- **WHAT THE TASK ASKS**: Every line from the one holding "Write a web" through the one holding "const narrow = 0.84;" should be returned exactly, both included; the pictures should not.

- **DATA LISTING**:

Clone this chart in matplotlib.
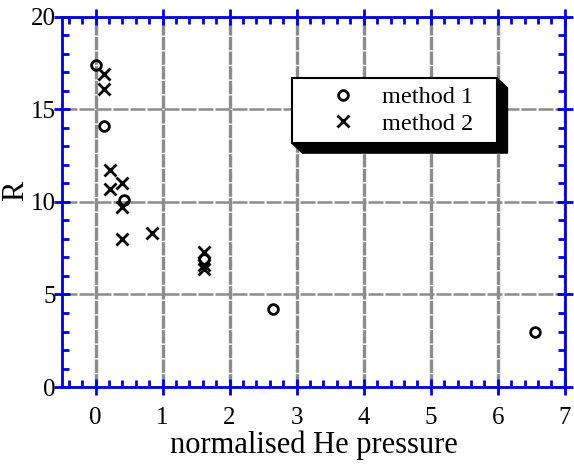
import matplotlib.pyplot as plt
from matplotlib.patches import Polygon, Rectangle
from matplotlib.ticker import MultipleLocator

# values for both methods
pressure_m1 = [0.01, 0.13, 0.43, 1.62, 2.64, 6.55]
ratio_m1 = [17.4, 14.1, 10.1, 6.9, 4.2, 3.0]

pressure_m2 = [0.13, 0.13, 0.21, 0.21, 0.40, 0.40, 0.40, 0.84, 1.62, 1.62, 1.62]
ratio_m2 = [16.9, 16.1, 11.7, 10.7, 11.0, 9.7, 8.0, 8.3, 7.3, 6.6, 6.4]

plt.rcParams['font.family'] = ['Liberation Serif', 'DejaVu Serif']

fig = plt.figure(figsize=(5.74, 4.68), dpi=100)
ax = fig.add_axes([0.108, 0.173, 0.876, 0.791])

ax.plot(pressure_m1, ratio_m1, 'o', mfc='none', mec='black', ms=7, mew=2,
        label='method 1', zorder=3)
ax.plot(pressure_m2, ratio_m2, 'x', color='black', ms=9, mew=2,
        label='method 2', zorder=3)

ax.set_xlim(-0.5, 7)
ax.set_ylim(0, 20)
ax.xaxis.set_major_locator(MultipleLocator(1))
ax.xaxis.set_minor_locator(MultipleLocator(0.2))
ax.yaxis.set_major_locator(MultipleLocator(5))
ax.yaxis.set_minor_locator(MultipleLocator(1))

for s in ax.spines.values():
    s.set_color('#0000dd')
    s.set_linewidth(2)
ax.tick_params(which='major', direction='inout', length=11, width=2,
               color='#0000dd', top=True, right=True, labelsize=18)
ax.tick_params(axis='x', which='major', pad=9)
ax.tick_params(axis='y', which='major', pad=-1)
ax.tick_params(which='minor', direction='in', length=5, width=2,
               color='#0000dd', top=True, right=True)

ax.xaxis.grid(True, which='major', color='#8c8c8c', lw=2.4, ls=(0, (4, 0.4)))
ax.yaxis.grid(True, which='major', color='#8c8c8c', lw=1.8, ls=(0, (6, 0.8)))
ax.set_axisbelow(True)

ax.set_xlabel('normalised He pressure', fontsize=22, labelpad=1)
ax.set_ylabel('R', fontsize=22)
ax.yaxis.set_label_coords(-0.064, 0.53)

# legend box with a solid drop shadow (axes coordinates)
bx0, bx1, by0, by1 = 0.457, 0.865, 0.659, 0.835
sx, sy = 0.021, 0.027
shadow = [(bx0, by0), (bx0 + sx, by0 - sy), (bx1 + sx, by0 - sy),
          (bx1 + sx, by1 - sy), (bx1, by1)]
ax.add_patch(Polygon(shadow, closed=True, color='black', transform=ax.transAxes,
                     zorder=4.8, clip_on=False))
ax.add_patch(Rectangle((bx0, by0), bx1 - bx0, by1 - by0, facecolor='white',
                       edgecolor='black', lw=1.5, transform=ax.transAxes,
                       zorder=4.9))

leg = ax.legend(loc='center left', bbox_to_anchor=(0.511, 0.747), fontsize=17.5,
                frameon=False, borderpad=0, handletextpad=0.58,
                handlelength=2.0, labelspacing=0.2, borderaxespad=0)
leg.set_zorder(5)

fig.savefig('out.png', dpi=100)
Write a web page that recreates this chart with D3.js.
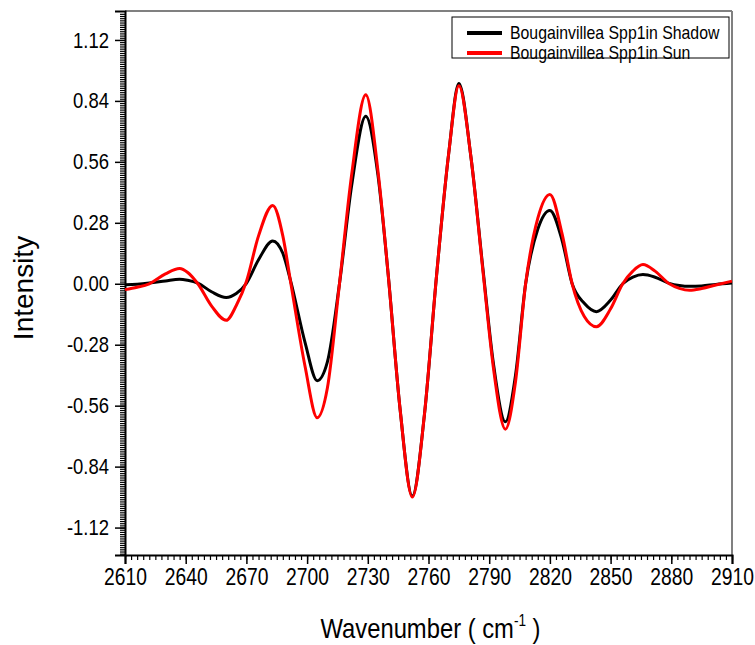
<!DOCTYPE html>
<html>
<head>
<meta charset="utf-8">
<script src="https://cdn.jsdelivr.net/npm/d3@7"></script>
<style>
  body { margin: 0; background: #fff; }
  text { font-family: "Liberation Sans", Arial, sans-serif; fill: #000; }
</style>
</head>
<body>
<svg id="chart" width="755" height="645"></svg>
<script>
// wavenumber samples (cm-1), shared by both spectra
const wavenumber = [2610, 2616, 2622, 2630, 2637, 2641, 2646, 2653, 2660, 2665,
  2670, 2676, 2683, 2688, 2692, 2699, 2705, 2710, 2716, 2722,
  2729, 2735, 2740, 2746, 2752, 2758, 2764, 2770, 2775, 2781,
  2787, 2792, 2798, 2803, 2808, 2814, 2820, 2826, 2831, 2837,
  2843, 2850, 2856, 2861, 2866, 2872, 2879, 2884, 2889, 2895,
  2902, 2910];

const shadow = [-0.004, -0.002, 0.003, 0.013, 0.021, 0.016, 0.003, -0.038, -0.063, -0.045,
  0.002, 0.11, 0.197, 0.14, 0.008, -0.27, -0.445, -0.36, 0.0, 0.45,
  0.77, 0.50, 0.05, -0.58, -0.975, -0.60, 0.04, 0.60, 0.92, 0.58,
  0.06, -0.36, -0.634, -0.42, 0.0, 0.25, 0.337, 0.20, 0.0, -0.09,
  -0.128, -0.075, 0.0, 0.03, 0.042, 0.03, 0.002, -0.008, -0.012, -0.01,
  -0.003, 0.003];

const sun = [-0.027, -0.016, 0.0, 0.045, 0.07, 0.052, 0.0, -0.105, -0.168, -0.10,
  0.01, 0.22, 0.36, 0.22, 0.0, -0.38, -0.615, -0.48, 0.0, 0.50,
  0.868, 0.52, 0.05, -0.58, -0.98, -0.60, 0.04, 0.60, 0.91, 0.58,
  0.05, -0.38, -0.668, -0.45, 0.0, 0.30, 0.41, 0.23, 0.0, -0.15,
  -0.197, -0.115, 0.0, 0.058, 0.088, 0.058, 0.0, -0.021, -0.03, -0.022,
  -0.006, 0.012];

const seriesNames = ["Bougainvillea Spp1in Shadow", "Bougainvillea Spp1in Sun"];
const seriesColors = ["#000000", "#ff0000"];

const xTicks = [2610, 2640, 2670, 2700, 2730, 2760, 2790, 2820, 2850, 2880, 2910];
const yTicks = [-1.12, -0.84, -0.56, -0.28, 0, 0.28, 0.56, 0.84, 1.12];

const width = 755, height = 645;
const margin = {top: 11, right: 23, bottom: 90, left: 125};
const plotW = width - margin.left - margin.right;
const plotH = height - margin.top - margin.bottom;
const narrow = 0.84; // the original uses a condensed face

const svg = d3.select("#chart");
const g = svg.append("g").attr("transform", "translate(" + margin.left + "," + margin.top + ")");

const x = d3.scaleLinear().domain([2610, 2910]).range([0, plotW]);
const y = d3.scaleLinear().domain([-1.246, 1.253]).range([plotH, 0]);

// top and right frame (grey)
g.append("line").attr("x1", 0).attr("x2", plotW).attr("y1", 0).attr("y2", 0)
  .attr("stroke", "#808080").attr("stroke-width", 2);
g.append("line").attr("x1", plotW).attr("x2", plotW).attr("y1", 0).attr("y2", plotH)
  .attr("stroke", "#808080").attr("stroke-width", 2);

// minor ticks
const xMinor = d3.range(2610, 2910.01, 3);
const yMinor = d3.range(-124, 125, 1).map(d => d / 100);

g.append("g").attr("transform", "translate(0," + plotH + ")")
  .call(d3.axisBottom(x).tickValues(xMinor).tickSize(5).tickFormat(""))
  .call(a => a.select(".domain").remove())
  .selectAll("line").attr("stroke-width", 1.2);

g.append("g")
  .call(d3.axisLeft(y).tickValues(yMinor).tickSize(5).tickFormat(""))
  .call(a => a.select(".domain").remove())
  .selectAll("line").attr("stroke-width", 1.2);

// major axes
const xAxis = g.append("g").attr("transform", "translate(0," + plotH + ")")
  .call(d3.axisBottom(x).tickValues(xTicks).tickSize(9).tickPadding(5).tickFormat(d => d));
xAxis.select(".domain").attr("stroke-width", 2);
xAxis.selectAll(".tick line").attr("stroke-width", 1.5);
xAxis.selectAll("text")
  .attr("font-size", 23)
  .attr("transform", "scale(" + narrow + ",1)");

const yAxis = g.append("g")
  .call(d3.axisLeft(y).tickValues(yTicks).tickSize(10).tickPadding(6).tickFormat(d => d.toFixed(2)));
yAxis.select(".domain").attr("stroke-width", 2);
yAxis.selectAll(".tick line").attr("stroke-width", 1.5);
yAxis.selectAll("text")
  .attr("font-size", 22)
  .attr("x", -16 / narrow)
  .attr("transform", "scale(" + narrow + ",1)");

svg.selectAll("g.tick text").attr("font-family", null);

// lines
const line = d3.line()
  .x((d, i) => x(wavenumber[i]))
  .y(d => y(d))
  .curve(d3.curveMonotoneX);

[shadow, sun].forEach((s, k) => {
  g.append("path")
    .datum(s)
    .attr("fill", "none")
    .attr("stroke", seriesColors[k])
    .attr("stroke-width", 3)
    .attr("stroke-linejoin", "round")
    .attr("d", line);
});

// legend
const legend = svg.append("g").attr("transform", "translate(452,17)");
legend.append("rect").attr("width", 277).attr("height", 41)
  .attr("fill", "#fff").attr("stroke", "#000").attr("stroke-width", 1);
seriesNames.forEach((name, k) => {
  const yy = 16 + k * 20;
  legend.append("line").attr("x1", 15).attr("x2", 50).attr("y1", yy).attr("y2", yy)
    .attr("stroke", seriesColors[k]).attr("stroke-width", 4);
  legend.append("text")
    .attr("transform", "translate(58," + yy + ") scale(0.88,1)")
    .attr("dy", "0.35em")
    .attr("font-size", 18)
    .text(name);
});

// axis titles
svg.append("text")
  .attr("transform", "translate(33,288) rotate(-90)")
  .attr("text-anchor", "middle")
  .attr("font-size", 28)
  .text("Intensity");

const xt = svg.append("text")
  .attr("transform", "translate(" + (margin.left + plotW / 2 + 2) + ",638) scale(0.85,1)")
  .attr("text-anchor", "middle")
  .attr("font-size", 28);
xt.append("tspan").text("Wavenumber ( cm");
xt.append("tspan").attr("font-size", 16).attr("dy", -12).text("-1");
xt.append("tspan").attr("dy", 12).text(" )");
</script>
</body>
</html>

- **FINAL RESULT**:
Write a web page that recreates this chart with D3.js.
<!DOCTYPE html>
<html>
<head>
<meta charset="utf-8">
<script src="https://cdn.jsdelivr.net/npm/d3@7"></script>
<style>
  body { margin: 0; background: #fff; }
  text { font-family: "Liberation Sans", Arial, sans-serif; fill: #000; }
</style>
</head>
<body>
<svg id="chart" width="755" height="645"></svg>
<script>
// wavenumber samples (cm-1), shared by both spectra
const wavenumber = [2610, 2616, 2622, 2630, 2637, 2641, 2646, 2653, 2660, 2665,
  2670, 2676, 2683, 2688, 2692, 2699, 2705, 2710, 2716, 2722,
  2729, 2735, 2740, 2746, 2752, 2758, 2764, 2770, 2775, 2781,
  2787, 2792, 2798, 2803, 2808, 2814, 2820, 2826, 2831, 2837,
  2843, 2850, 2856, 2861, 2866, 2872, 2879, 2884, 2889, 2895,
  2902, 2910];

const shadow = [-0.004, -0.002, 0.003, 0.013, 0.021, 0.016, 0.003, -0.038, -0.063, -0.045,
  0.002, 0.11, 0.197, 0.14, 0.008, -0.27, -0.445, -0.36, 0.0, 0.45,
  0.77, 0.50, 0.05, -0.58, -0.975, -0.60, 0.04, 0.60, 0.92, 0.58,
  0.06, -0.36, -0.634, -0.42, 0.0, 0.25, 0.337, 0.20, 0.0, -0.09,
  -0.128, -0.075, 0.0, 0.03, 0.042, 0.03, 0.002, -0.008, -0.012, -0.01,
  -0.003, 0.003];

const sun = [-0.027, -0.016, 0.0, 0.045, 0.07, 0.052, 0.0, -0.105, -0.168, -0.10,
  0.01, 0.22, 0.36, 0.22, 0.0, -0.38, -0.615, -0.48, 0.0, 0.50,
  0.868, 0.52, 0.05, -0.58, -0.98, -0.60, 0.04, 0.60, 0.91, 0.58,
  0.05, -0.38, -0.668, -0.45, 0.0, 0.30, 0.41, 0.23, 0.0, -0.15,
  -0.197, -0.115, 0.0, 0.058, 0.088, 0.058, 0.0, -0.021, -0.03, -0.022,
  -0.006, 0.012];

const seriesNames = ["Bougainvillea Spp1in Shadow", "Bougainvillea Spp1in Sun"];
const seriesColors = ["#000000", "#ff0000"];

const xTicks = [2610, 2640, 2670, 2700, 2730, 2760, 2790, 2820, 2850, 2880, 2910];
const yTicks = [-1.12, -0.84, -0.56, -0.28, 0, 0.28, 0.56, 0.84, 1.12];

const width = 755, height = 645;
const margin = {top: 11, right: 23, bottom: 90, left: 125};
const plotW = width - margin.left - margin.right;
const plotH = height - margin.top - margin.bottom;
const narrow = 0.84; // the original uses a condensed face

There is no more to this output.